I do sincerely believe that the concepts in this legislation will serve the best interests of the students and of our society. As I have said before, I'm optimistic that with goodwill and the many options made available through this new bill, by choice offered to the teachers, the education system can enter a new era of stable collective bargaining and continued professionalism among teachers and school administrators in this province.
Hon. Mr. Brummet moved adjournment of the debate.
Motion approved.
Mr. Strachan moved adjournment of the House.
Motion approved.
The House adjourned at 5:40 p.m.
Appendix
WRITTEN ANSWERS TO QUESTIONS
8 Mr. Stupich asked the Hon. the Minister of Transportation and Highways the following questions:
With respect to a possible new major ferry terminal on or near Gabriola Island-
1. Is this proposal under review by the Minister's Ministry and/or British Columbia Ferry Corporation?
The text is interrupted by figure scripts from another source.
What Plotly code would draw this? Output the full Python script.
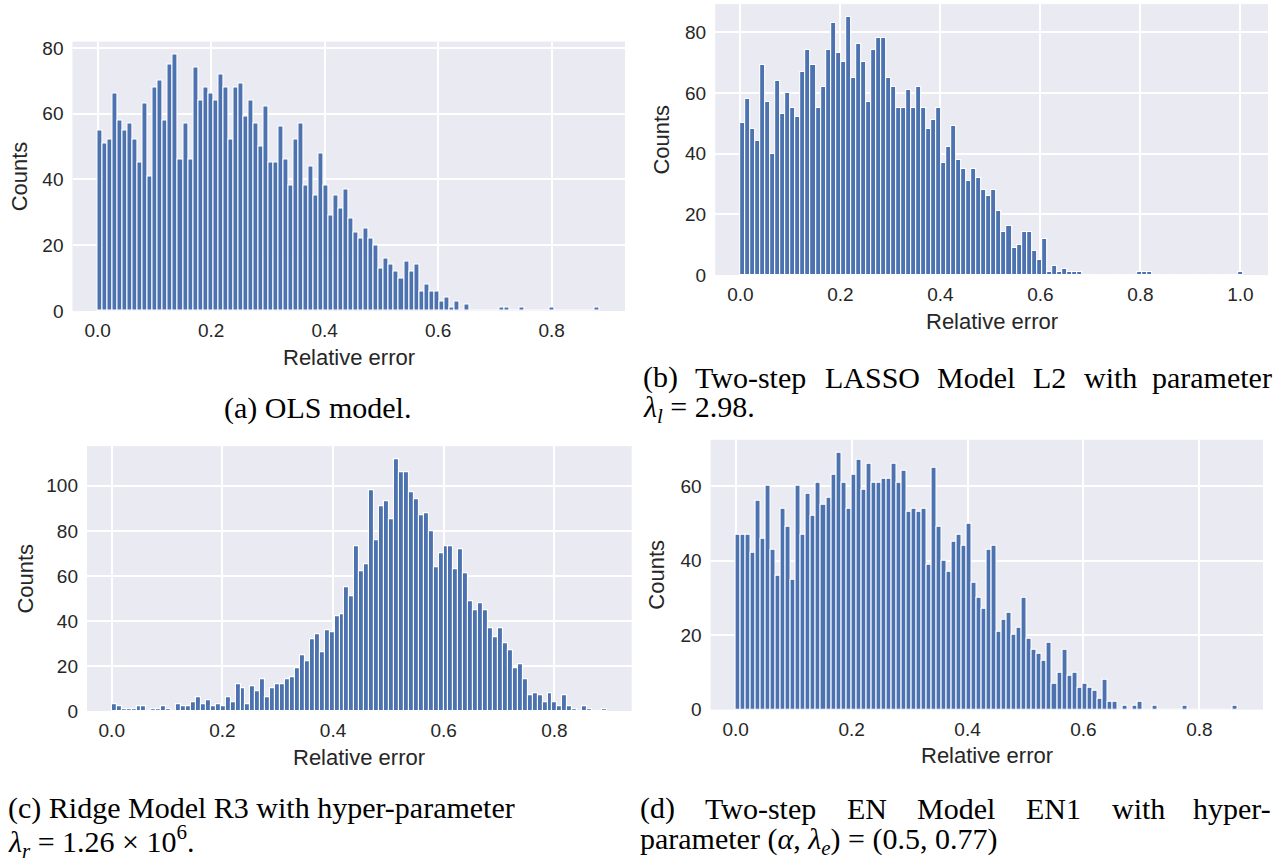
import plotly.graph_objects as go

W, H = 1286, 863

# ---------------- data (histogram counts, 100 bins each) ----------------
counts_a = [55, 51, 52, 66, 58, 55, 57, 52, 45, 63, 41, 68, 70, 58, 75, 78, 46, 57, 46, 74,
            64, 68, 66, 64, 72, 68, 52, 68, 69, 59, 64, 57, 50, 62, 45, 45, 56, 46, 38, 52,
            57, 38, 44, 35, 48, 38, 29, 35, 31, 37, 28, 24, 22, 25, 22, 20, 13, 16, 14, 12,
            10, 15, 12, 14, 6, 8, 6, 6, 3, 4, 1, 3, 0, 2, 0, 0, 0, 0, 0, 0,
            1, 1, 0, 0, 1, 0, 0, 0, 0, 0, 1, 0, 0, 0, 0, 0, 0, 0, 0, 1]
counts_b = [50, 58, 48, 44, 69, 57, 40, 64, 53, 60, 55, 52, 67, 74, 69, 55, 62, 74, 83, 73,
            70, 85, 65, 76, 70, 57, 74, 78, 78, 65, 62, 55, 55, 61, 55, 62, 55, 48, 51, 55,
            37, 42, 49, 38, 35, 31, 35, 32, 28, 26, 28, 21, 14, 16, 9, 10, 14, 14, 8, 5,
            12, 1, 3, 1, 2, 1, 1, 1, 0, 0, 0, 0, 0, 0, 0, 0, 0, 0, 0, 1,
            1, 1, 0, 0, 0, 0, 0, 0, 0, 0, 0, 0, 0, 0, 0, 0, 0, 0, 0, 1]
counts_c = [3, 2, 1, 1, 1, 2, 2, 0, 1, 1, 2, 1, 0, 3, 2, 2, 4, 6, 3, 5,
            2, 3, 2, 6, 4, 12, 10, 3, 11, 9, 14, 6, 10, 12, 12, 14, 15, 19, 25, 22,
            32, 34, 26, 36, 35, 42, 43, 55, 51, 73, 62, 65, 98, 76, 91, 93, 85, 112, 106, 106,
            97, 94, 87, 88, 80, 64, 70, 73, 73, 63, 72, 61, 49, 45, 48, 45, 37, 33, 37, 30,
            27, 19, 21, 14, 7, 8, 7, 4, 8, 4, 2, 7, 2, 1, 0, 2, 1, 0, 0, 1]
counts_d = [47, 47, 47, 42, 56, 46, 60, 43, 36, 54, 49, 35, 60, 47, 58, 52, 61, 55, 57, 63,
            69, 61, 54, 63, 67, 59, 66, 61, 61, 62, 62, 66, 61, 64, 53, 54, 53, 54, 39, 65,
            49, 40, 37, 45, 47, 44, 50, 34, 30, 27, 43, 44, 21, 24, 26, 20, 22, 30, 19, 16,
            15, 13, 18, 7, 10, 16, 9, 10, 6, 7, 6, 5, 3, 8, 2, 2, 0, 1, 0, 1,
            2, 0, 0, 1, 0, 0, 0, 0, 0, 1, 0, 0, 0, 0, 0, 0, 0, 0, 0, 1]

# upper end of the relative-error range of each histogram (lower end is 0)
hist_max = [0.885, 1.005, 0.895, 0.8665]
n_bins = 100

xticks_a = [0.0, 0.2, 0.4, 0.6, 0.8]
xticks_b = [0.0, 0.2, 0.4, 0.6, 0.8, 1.0]
yticks_ab = [0, 20, 40, 60, 80]
yticks_c = [0, 20, 40, 60, 80, 100]
yticks_d = [0, 20, 40, 60]

x_label = "Relative error"
y_label = "Counts"

# ---------------- styling ----------------
BAR = "#4c72b0"
BG = "#eaeaf2"
TXT = "#262626"
SANS = "Liberation Sans, Arial, sans-serif"
SERIF = "Liberation Serif, Times New Roman, serif"
TICK_SIZE = 19
LABEL_SIZE = 22
CAP_SIZE = 30

# small vertical correction so that the captured page lines up with the reference
V_OFF, V_SCALE = 4.1, 0.982


def px(x):
    return x / W


def py(y):
    ys = (y - V_OFF) / V_SCALE
    ys = min(max(ys, 0.0), H)
    return 1 - ys / H


# plot-area boxes in reference pixels: (left, top, right, bottom)
boxes = [(72.5, 41.7, 625.0, 311.0),
         (715.2, 4.2, 1268.0, 275.0),
         (87.0, 446.0, 631.7, 710.7),
         (710.6, 439.6, 1263.0, 709.3)]
panels = [(counts_a, xticks_a, yticks_ab),
          (counts_b, xticks_b, yticks_ab),
          (counts_c, xticks_a, yticks_c),
          (counts_d, xticks_a, yticks_d)]

fig = go.Figure()
layout = dict(width=W, height=H, margin=dict(l=0, r=0, t=0, b=0),
              paper_bgcolor="white", plot_bgcolor=BG, showlegend=False,
              bargap=0, annotations=[])

for i, ((counts, xt, yt), box, hm) in enumerate(zip(panels, boxes, hist_max)):
    k = "" if i == 0 else str(i + 1)
    w = hm / n_bins
    centers = [(j + 0.5) * w for j in range(n_bins)]
    fig.add_trace(go.Bar(x=centers, y=counts, width=w,
                         marker=dict(color=BAR, line=dict(color="white", width=1.1)),
                         xaxis="x" + k, yaxis="y" + k, hoverinfo="skip"))
    l, t, r, b = box
    layout["xaxis" + k] = dict(domain=[px(l), px(r)], range=[-0.05 * hm, 1.05 * hm],
                               anchor="y" + k, showgrid=True, gridcolor="white", gridwidth=1.7,
                               zeroline=False, showline=False, ticks="",
                               tickvals=xt, ticktext=[f"{v:.1f}" for v in xt],
                               tickfont=dict(family=SANS, size=TICK_SIZE, color=TXT),
                               ticklabelstandoff=6, fixedrange=True)
    layout["yaxis" + k] = dict(domain=[py(b), py(t)], range=[0, 1.05 * max(counts)],
                               anchor="x" + k, showgrid=True, gridcolor="white", gridwidth=1.7,
                               zeroline=False, showline=False, ticks="",
                               tickvals=yt, ticktext=[str(v) for v in yt],
                               tickfont=dict(family=SANS, size=TICK_SIZE, color=TXT),
                               ticklabelstandoff=8, fixedrange=True)

# axis titles
xlab_y = [357, 321, 757, 755]
ylab_x = [19, 662, 26, 657]
for box, yy, xx in zip(boxes, xlab_y, ylab_x):
    l, t, r, b = box
    layout["annotations"].append(dict(text=x_label, x=px((l + r) / 2), y=py(yy), xref="paper", yref="paper",
                                      xanchor="center", yanchor="middle", showarrow=False,
                                      font=dict(family=SANS, size=LABEL_SIZE, color=TXT)))
    layout["annotations"].append(dict(text=y_label, x=px(xx), y=py((t + b) / 2), xref="paper", yref="paper",
                                      xanchor="center", yanchor="middle", showarrow=False, textangle=-90,
                                      font=dict(family=SANS, size=LABEL_SIZE, color=TXT)))


def cap(text, x, y, anchor):
    layout["annotations"].append(dict(text=text, x=px(x), y=py(y), xref="paper", yref="paper",
                                      xanchor=anchor, yanchor="middle", showarrow=False,
                                      font=dict(family=SERIF, size=CAP_SIZE, color="black")))


# (a)
cap("(a) OLS model.", 317, 408, "center")
# (b) justified first line
cap("(b)", 641, 377, "left")
for word, cx in [("Two-step", 750), ("LASSO", 872), ("Model", 976), ("L2", 1049), ("with", 1110)]:
    cap(word, cx, 377, "center")
cap("parameter", 1274, 377, "right")
cap("<i>λ<sub>l</sub></i> = 2.98.", 641, 409, "left")
# (c)
cap("(c) Ridge Model R3 with hyper-parameter", 6, 808, "left")
cap("<i>λ<sub>r</sub></i> = 1.26 × 10<sup>6</sup>.", 6, 841, "left")
# (d) justified first line
cap("(d)", 638, 808, "left")
for word, cx in [("Two-step", 760), ("EN", 867), ("Model", 956), ("EN1", 1053), ("with", 1138)]:
    cap(word, cx, 808, "center")
cap("hyper-", 1273, 808, "right")
cap("parameter (<i>α</i>, <i>λ<sub>e</sub></i>) = (0.5, 0.77)", 638, 841, "left")

fig.update_layout(**layout)
page_fix = ("var s=document.documentElement.style, b=document.body.style;"
            "s.margin='0';s.padding='0';s.overflow='hidden';s.height='863px';"
            "b.margin='0';b.padding='0';b.overflow='hidden';b.height='863px';")
fig.write_html("out.html", config={"displayModeBar": False}, post_script=page_fix)
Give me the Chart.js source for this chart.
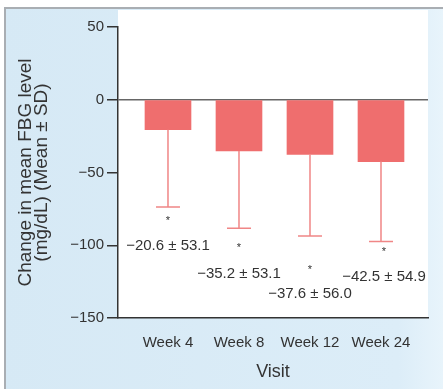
<!DOCTYPE html>
<html>
<head>
<meta charset="utf-8">
<script src="https://cdn.jsdelivr.net/npm/chart.js@4"></script>
<style>
  html, body { margin: 0; padding: 0; background: #ffffff; }
  #wrap { position: relative; width: 443px; height: 392px; }
</style>
</head>
<body>
<div id="wrap"><canvas id="fbgChart"></canvas></div>
<script>
// chart data
const visits = ['Week 4', 'Week 8', 'Week 12', 'Week 24'];
const meanChange = [-20.6, -35.2, -37.6, -42.5];
const sdChange = [53.1, 53.1, 56.0, 54.9];
const yTicks = [50, 0, -50, -100, -150];

const minus = s => String(s).replace('-', '\u2212');

// where the "mean ± SD" text and the asterisks sit (value units on the y axis)
const starAt = [-82, -100.5, -115.5, -103];
const noteAt = [-100.5, -120, -133.5, -121.5];
const noteShift = [0, 0, 0, 3];

const panelPlugin = {
    id: 'panel',
    beforeDraw(chart) {
        const ctx = chart.ctx;
        const a = chart.chartArea;
        ctx.save();
        // outer light blue frame
        const g = ctx.createLinearGradient(0, 0, 443, 0);
        g.addColorStop(0, '#d6e9f5');
        g.addColorStop(0.9, '#dcedf8');
        g.addColorStop(1, '#e8f4fb');
        ctx.fillStyle = g;
        ctx.fillRect(5, 8, 438, 381);
        // white plot panel
        ctx.fillStyle = '#ffffff';
        ctx.fillRect(a.left, 10, a.right - a.left, a.bottom - 10);
        // frame lines
        ctx.strokeStyle = '#a9aeb3';
        ctx.lineWidth = 2;
        ctx.beginPath();
        ctx.moveTo(443, 8);
        ctx.lineTo(5, 8);
        ctx.lineTo(5, 389);
        ctx.stroke();
        ctx.restore();
    }
};

const errorPlugin = {
    id: 'errors',
    afterDatasetsDraw(chart) {
        const ctx = chart.ctx;
        const xs = chart.scales.x;
        const ys = chart.scales.y;
        ctx.save();
        meanChange.forEach((m, i) => {
            const x = xs.getPixelForValue(i);
            const yTop = ys.getPixelForValue(m);
            const yLow = ys.getPixelForValue(m - sdChange[i]);
            ctx.strokeStyle = '#f08686';
            ctx.lineWidth = 1.5;
            ctx.beginPath();
            ctx.moveTo(x, yTop);
            ctx.lineTo(x, yLow);
            ctx.moveTo(x - 12, yLow);
            ctx.lineTo(x + 12, yLow);
            ctx.stroke();

            ctx.fillStyle = '#333333';
            ctx.textAlign = 'center';
            ctx.textBaseline = 'middle';
            ctx.font = '11px "Liberation Sans", Arial, sans-serif';
            ctx.fillText('*', x + noteShift[i], ys.getPixelForValue(starAt[i]) + 2);
            ctx.font = '15px "Liberation Sans", Arial, sans-serif';
            const txt = minus(m.toFixed(1)) + ' \u00b1 ' + sdChange[i].toFixed(1);
            ctx.fillText(txt, x + noteShift[i], ys.getPixelForValue(noteAt[i]));
        });
        ctx.restore();
    }
};

document.addEventListener('DOMContentLoaded', function() {
    const ctx = document.getElementById('fbgChart').getContext('2d');
    const chart = new Chart(ctx, {
        type: 'bar',
        data: {
            datasets: [{
                data: meanChange.map((v, i) => ({ x: i, y: v })),
                backgroundColor: '#ef6e6e',
                borderWidth: 0,
                barThickness: 46
            }]
        },
        options: {
            responsive: true,
            maintainAspectRatio: false,
            animation: false,
            layout: { padding: { top: 27, right: 15, left: 0, bottom: 0 } },
            plugins: {
                legend: { display: false },
                tooltip: { enabled: false }
            },
            scales: {
                x: {
                    type: 'linear',
                    offset: false,
                    min: -0.704,
                    max: 3.662,
                    afterBuildTicks: axis => { axis.ticks = visits.map((v, i) => ({ value: i })); },
                    afterFit: axis => { axis.height = 74; },
                    grid: { display: false, drawTicks: false, offset: false },
                    border: { display: true, color: '#333333', width: 1.5 },
                    ticks: {
                        padding: 16,
                        color: '#333333',
                        font: { family: '"Liberation Sans", Arial, sans-serif', size: 15 },
                        callback: v => visits[v]
                    },
                    title: {
                        display: true,
                        text: 'Visit',
                        color: '#333333',
                        padding: { top: 0, bottom: 9 },
                        font: { family: '"Liberation Sans", Arial, sans-serif', size: 18 }
                    }
                },
                y: {
                    min: -150,
                    max: 50,
                    afterBuildTicks: axis => { axis.ticks = yTicks.map(v => ({ value: v })); },
                    afterFit: axis => { axis.width = 118; },
                    grid: {
                        drawOnChartArea: true,
                        drawTicks: true,
                        tickLength: 11,
                        lineWidth: 1.5,
                        color: c => (c.tick && c.tick.value === 0 ? '#666666' : 'rgba(0,0,0,0)'),
                        tickColor: '#333333'
                    },
                    border: { display: true, color: '#333333', width: 1.5 },
                    ticks: {
                        padding: 3,
                        color: '#333333',
                        font: { family: '"Liberation Sans", Arial, sans-serif', size: 15 },
                        callback: v => minus(v)
                    },
                    title: {
                        display: true,
                        text: ['Change in mean FBG level', '(mg/dL) (Mean \u00b1 SD)'],
                        color: '#333333',
                        padding: { top: 18, bottom: 0 },
                        font: { family: '"Liberation Sans", Arial, sans-serif', size: 19, lineHeight: 0.85 }
                    }
                }
            }
        },
        plugins: [panelPlugin, errorPlugin]
    });
});
</script>
</body>
</html>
2. If the answer to No. 1 is "yes", at what stage is preliminary or basic design for the facility and where is it to be located?
3. If the answer to No. 1 is "yes", will the Minister make public such basic design before detailed working plans are authorized?
The Hon. C. C. Michael replied as follows:
"The Ministry is not actively considering any proposal at present for a new ferry terminal. Nor is the British Columbia Ferry Corporation considering or reviewing any such proposals for a major terminal on or near Gabriola Island."